Beasley’s Production or Lack There of
Nearly 13 million dollars is a lot of money for the Atlanta Falcons to pay to a guy that just has not lived up to the expectations of a top ten pick. Beasley has had only one stellar season since being selected number eight in the 2015 NFL draft. Vic Beasley was outstanding during the Falcons NFC Championship season. He led the NFL in sacks with 15.5 and forced fumbles with six that year. He also had a robust 11 tackles for a loss and 17 hits on enemy quarterbacks.
Outside of his season as the NFL sacks leader, Vic Beasley has been a major disappointment. His career started with four sacks as a rookie the season prior to his one All Pro year. The season following in 2017, Beasley regressed from 15.5 sacks to just 5. He followed that up this past season with another disappointing five sack year. In fact combining the other three seasons of sacks still doesn’t equal the fantastic total that Vic registers in 2016. This makes his one good year seem like more of a fluke than something that can be duplicated.
More than just a lack of sacks, Beasley just flat-out has not played well since 2016. This bears out in his grades received from Pro Football Focus.

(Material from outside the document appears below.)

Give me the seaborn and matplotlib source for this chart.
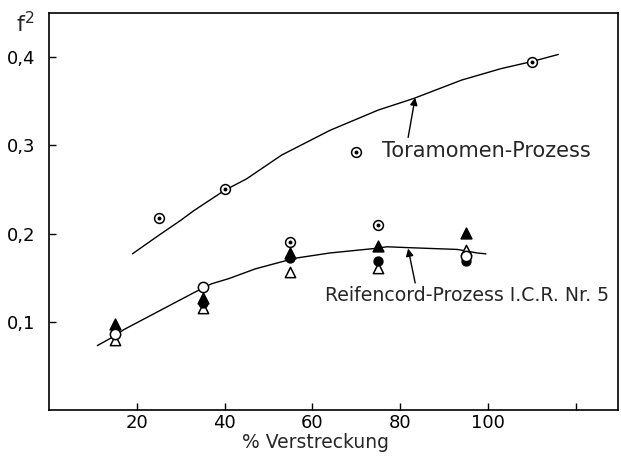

Vic has posted career low grades in his last two seasons. He posted a 56.1 for the 2017 season after registering a career best 72.3 in 2016. This past season Beasley hit a new low. He was given a grade of only 42.2 for the 2018 campaign. He was graded 47.3 against the run, 55.8 as a pass rusher, and just 38.2 when dropping into coverage. Yet those were not his worse category. Vic received a paltry 24.1 for tacking due to missing an inexcusable 14 tackles last season.
The Falcons made their biggest mistake with Vic Beasley by not retaining the services of future Hall of Fame edge rusher Dwight Freeney for one more season. It’s no coincidence that Beasley had his best season while being tutored by Freeney. Rick Kamla of 92.9 the Game mentioned an interesting stat. Four of the five sacks that Beasley made, came after veteran defensive end Bruce Irvin joined the team. That’s just more evidence that Vic performs better when he’s tutored and motivated by a veteran leader. This makes retaining the services of Irvin paramount. The Atlanta Falcons should make resigning Irvin a priority as long as the can agree to a fair number for both parties.
Many analysts and fans blame the fact that Vic Beasley played some linebacker in 2017 for stunting his growth. However I feel this is over emphasized as Vic Beasley only dropped into coverage 32 times for the entire season. That’s less than twice a game when you factor in Atlanta’s two playoff games against the Los Angeles Rams and the Philadelphia Eagles.
Another factor that I do believed has hurt the development of Vic Beasley, is the fact that Dan Quinn hired Bryant Young to coach the defensive line. As a former defensive tackle, he is not the most qualified man to teach edge rushers how to get to the quarterback. The Atlanta Falcons should have written a blank check for their former standout Chuck Smith to coach the defensive line. That ship has now likely sailed as Smith is fully invest in his pass rush academy, where he teaches pass rushing to players all around the NFL.